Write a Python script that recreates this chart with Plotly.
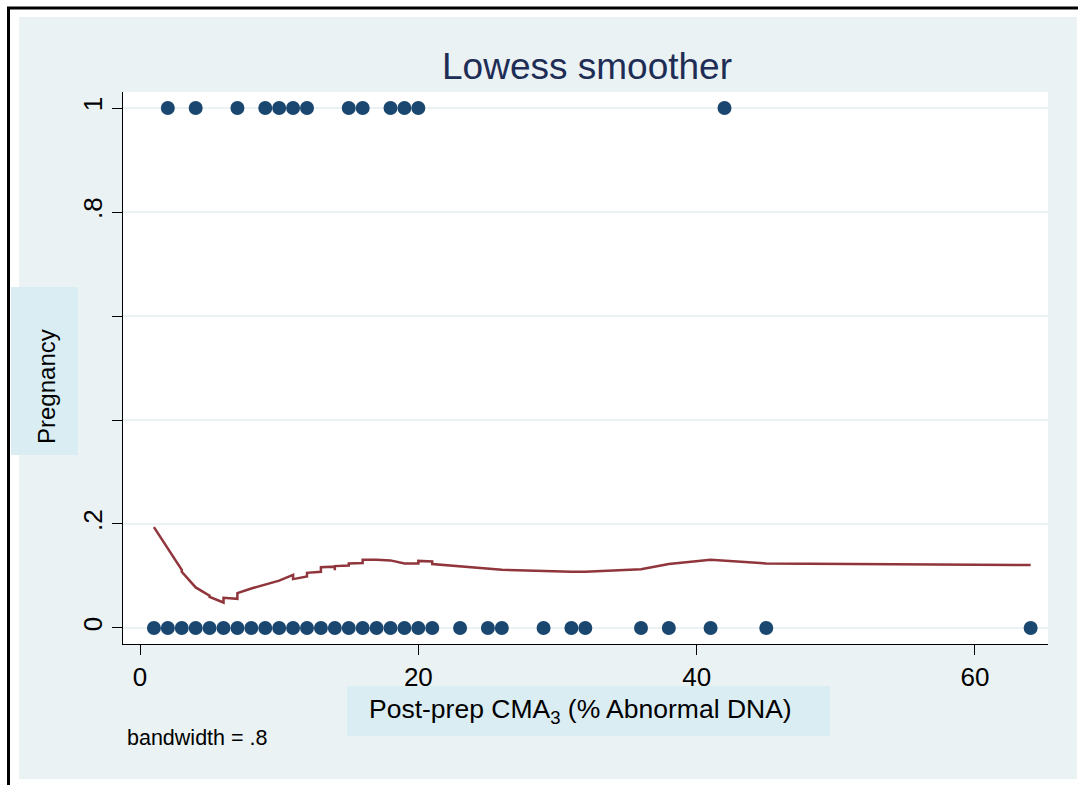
import plotly.graph_objects as go

# ---------------- data ----------------
preg1_x = [2, 4, 7, 9, 10, 11, 12, 15, 16, 18, 19, 20, 42]
preg0_x = [1, 2, 3, 4, 5, 6, 7, 8, 9, 10, 11, 12, 13, 14, 15, 16, 17, 18, 19, 20, 21,
           23, 25, 26, 29, 31, 32, 36, 38, 41, 45, 64]

lowess_x = [1, 3, 3, 4, 5, 5, 6, 6, 7, 7, 8, 9, 10, 11, 11, 12, 12, 13, 13, 14, 14, 14,
            15, 15, 16, 16, 17, 18, 19, 20, 20, 21, 21, 23, 26, 31, 32, 36, 38, 41, 45, 64]
lowess_y = [0.194, 0.112, 0.108, 0.078, 0.062, 0.060, 0.049, 0.058, 0.056, 0.067, 0.076,
            0.083, 0.091, 0.102, 0.094, 0.099, 0.106, 0.108, 0.117, 0.118, 0.111, 0.119,
            0.120, 0.124, 0.125, 0.131, 0.131, 0.130, 0.124, 0.124, 0.129, 0.128, 0.123,
            0.119, 0.112, 0.108, 0.108, 0.113, 0.123, 0.131, 0.124, 0.121]

x_ticks = [0, 20, 40, 60]
y_ticks = [0, 0.2, 0.4, 0.6, 0.8, 1]
y_ticktext = ["0", ".2", ".4", ".6", ".8", "1"]

# ---------------- layout geometry (pixels) ----------------
W, H = 1078, 785
PL, PR, PT, PB = 123, 1048, 92, 644   # plot area


def px(xp):
    return (xp - PL) / (PR - PL)


def py(yp):
    return (PB - yp) / (PB - PT)


BG = "#EAF2F3"
BOX = "#DAEDF3"
NAVY = "#1A476F"
MAROON = "#90353B"
FONT = "Liberation Sans, Arial, sans-serif"

fig = go.Figure()
fig.add_trace(go.Scatter(x=preg0_x, y=[0] * len(preg0_x), mode="markers",
                         marker=dict(color=NAVY, size=14), cliponaxis=False, showlegend=False))
fig.add_trace(go.Scatter(x=preg1_x, y=[1] * len(preg1_x), mode="markers",
                         marker=dict(color=NAVY, size=14), cliponaxis=False, showlegend=False))
fig.add_trace(go.Scatter(x=lowess_x, y=lowess_y, mode="lines",
                         line=dict(color=MAROON, width=2.5), showlegend=False))

shapes = []
# white strips outside the grey background
for (x0, y0, x1, y1) in [(0, 0, W, 17), (0, 0, 19, H), (0, 779, W, H), (1077, 0, W, H)]:
    shapes.append(dict(type="rect", xref="paper", yref="paper", layer="below",
                       x0=px(x0), x1=px(x1), y0=py(y0), y1=py(y1),
                       fillcolor="white", line=dict(width=0)))
# black frame lines (top and left)
shapes.append(dict(type="line", xref="paper", yref="paper", layer="above",
                   x0=px(7), x1=px(W), y0=py(8), y1=py(8), line=dict(color="black", width=3)))
shapes.append(dict(type="line", xref="paper", yref="paper", layer="above",
                   x0=px(8.5), x1=px(8.5), y0=py(7), y1=py(H), line=dict(color="black", width=3)))
# region beside the y title box where the middle tick labels are hidden
shapes.append(dict(type="rect", xref="paper", yref="paper", layer="above",
                   x0=px(78), x1=px(111), y0=py(290), y1=py(452),
                   fillcolor=BG, line=dict(width=0)))
# axis title boxes
shapes.append(dict(type="rect", xref="paper", yref="paper", layer="above",
                   x0=px(11), x1=px(78), y0=py(287), y1=py(455),
                   fillcolor=BOX, line=dict(width=0)))
shapes.append(dict(type="rect", xref="paper", yref="paper", layer="above",
                   x0=px(347), x1=px(830), y0=py(686), y1=py(736),
                   fillcolor=BOX, line=dict(width=0)))

annotations = [
    dict(text="Lowess smoother", xref="paper", yref="paper", x=px(587), y=py(67),
         showarrow=False, xanchor="center", yanchor="middle",
         font=dict(family=FONT, size=37, color="#1E2D55")),
    dict(text="Pregnancy", xref="paper", yref="paper", x=px(46), y=py(387),
         showarrow=False, xanchor="center", yanchor="middle", textangle=-90,
         font=dict(family=FONT, size=24, color="black")),
    dict(text="Post-prep CMA<sub>3</sub> (% Abnormal DNA)", xref="paper", yref="paper",
         x=px(580), y=py(711), showarrow=False, xanchor="center", yanchor="middle",
         font=dict(family=FONT, size=26.5, color="black")),
    dict(text="bandwidth = .8", xref="paper", yref="paper", x=px(125), y=py(738),
         showarrow=False, xanchor="left", yanchor="middle",
         font=dict(family=FONT, size=21.5, color="black")),
]

fig.update_layout(
    width=W, height=H,
    margin=dict(l=PL, r=W - PR, t=PT, b=H - PB, pad=0),
    paper_bgcolor=BG, plot_bgcolor="white",
    shapes=shapes, annotations=annotations,
    xaxis=dict(range=[-1.2216, 65.246], tickvals=x_ticks, ticks="outside", ticklen=10,
               tickcolor="black", showline=True, linecolor="black", linewidth=1,
               showgrid=False, zeroline=False,
               tickfont=dict(family=FONT, size=26, color="black")),
    yaxis=dict(range=[-0.0308, 1.0308], tickvals=y_ticks, ticktext=y_ticktext,
               tickangle=-90, ticks="outside", ticklen=10, tickcolor="black",
               showline=True, linecolor="black", linewidth=1,
               showgrid=True, gridcolor=BG, gridwidth=2, zeroline=False,
               tickfont=dict(family=FONT, size=26, color="black")),
)

fig.write_html("out.html")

======

EXERCISE GOAL:
Your task is to return the lines above, from the first one up to and including the line containing "23, 25, 26, 29, 31, 32, 36, 38, 41, 45, 64]", minus any pictures.

RESPONSE TO THE TASK:
Write a Python script that recreates this chart with Plotly.
import plotly.graph_objects as go

# ---------------- data ----------------
preg1_x = [2, 4, 7, 9, 10, 11, 12, 15, 16, 18, 19, 20, 42]
preg0_x = [1, 2, 3, 4, 5, 6, 7, 8, 9, 10, 11, 12, 13, 14, 15, 16, 17, 18, 19, 20, 21,
           23, 25, 26, 29, 31, 32, 36, 38, 41, 45, 64]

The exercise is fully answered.